M. Durand, qui doit être
reçu mercredi par François Hollande dans le cadre des consultations sur la
réforme des institutions, a écrit au chef de l'Etat pour lui demander que le
sujet de Notre-Dame-des-Landes soit abordé lors de cette rencontre. La partie
s'annonce d'autant plus serrée que la porte-parole du gouvernement, Najat
Vallaud-Belkacem, comme celle du Parti socialiste, Frédérique Espagnac, ont
toutes deux répété bêtement depuis que l'aéroport se fera même contre les
populations.
"Des propos
regrettables" pour François
de Rugy, coprésident des députés écologistes : "Quand on veut mettre en
place une médiation, on ne commence pas par dire qu'on en connaît déjà la
fin." Mais les écologistes veulent malgré tout
croire à l'utilité de la commission.
"Il faut rester
sur la communication de Jean-Marc Ayrault, a plaidé Ronan Dantec, sénateur de Loire-Atlantique. Dans son communiqué de samedi, il souligne que
'des interrogations subsistent'. C'est un
mot d'ouverture." "Nous ce qu'on souhaite, c'est que les
arguments objectifs soient posés, glisse Yannick Jadot, député
européen. Et nous n'avons aucun doute sur
le fait que les irrationalités du projet vont apparaître." "Si la commission du dialogue aboutit à
la conclusion que l'aéroport n'est pas pertinent, j'espère que le gouvernement
en tirera les conclusions", veut également croire M.
Magnen.
Composition de la
commission ?
En attendant, les
écologistes restent vigilants sur cette commission dont ni la feuille de
route, ni la composition n'ont encore été dévoilées trois jours après l'annonce
de sa création. "Les personnalités
choisies seront un signe de crédibilité de la démarche", a
prévenu M. de Rugy, qui avait mis en garde dès dimanche contre la tentation
d'en faire "une commission de
propagande" comme le PS sait si bien en meettre en place.
"On est très
attentif à la composition et au cahier de route de la commission", a renchéri José Bové, député européen. "Comment elle va travailler ? Avec des
auditions ? Est-ce qu'on se donne du temps ? C'est important de ne pas avoir de
date butoir", a aussi ajouté l'ancien leader de la
Confédération paysanne.
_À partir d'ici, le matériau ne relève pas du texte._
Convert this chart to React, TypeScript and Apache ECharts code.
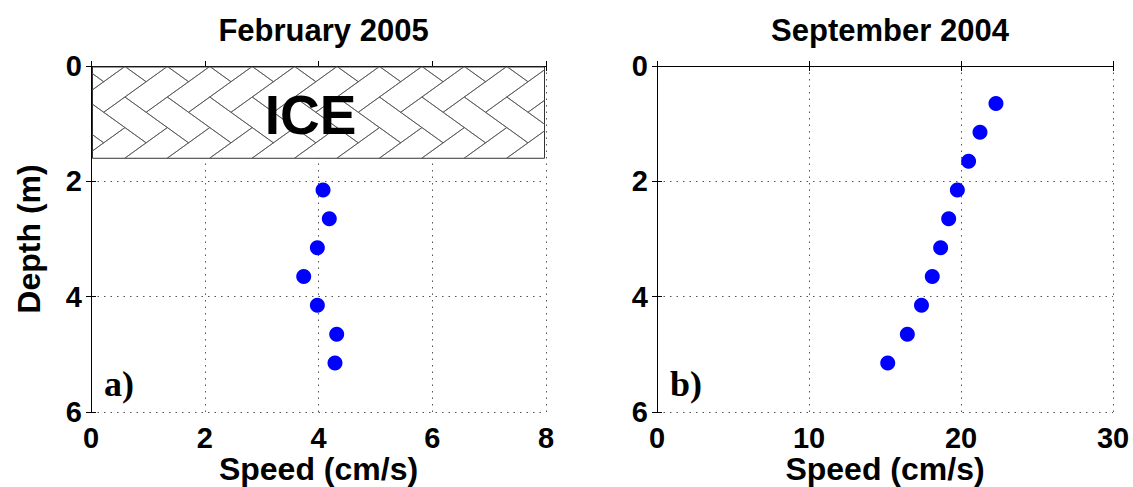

Honnête, M. Magnen a précisé qu'EELV, "qui n'est pas neutre", ne
postulait pas pour y siéger.
Face aux questions sur les
relations au sein de la majorité sur ce sujet, M. Durand a souhaité que le
débat "ne se limite pas à un échange
entre EELV et PS". En effet ici la parole est à la Société Civile. Interrogé sur la
pertinence de rester au gouvernement, il a de nouveau répondu que les
écologistes sont à leur "place dans
cette majorité", notamment "pour
faire en sorte que les discours correspondent aux actes".
"Nous ne sommes
pas là pour marcher derrière des décisions bonapartistes", a-t-il redit. Des propos partagés par toute la
famille écologiste. Oubliées les divisions de la présidentielle ou du traité
budgétaire européen, désormais Pascal Durand, François de Rugy, Yannick Jadot
ou encore José Bové posent ensemble sur la même photo.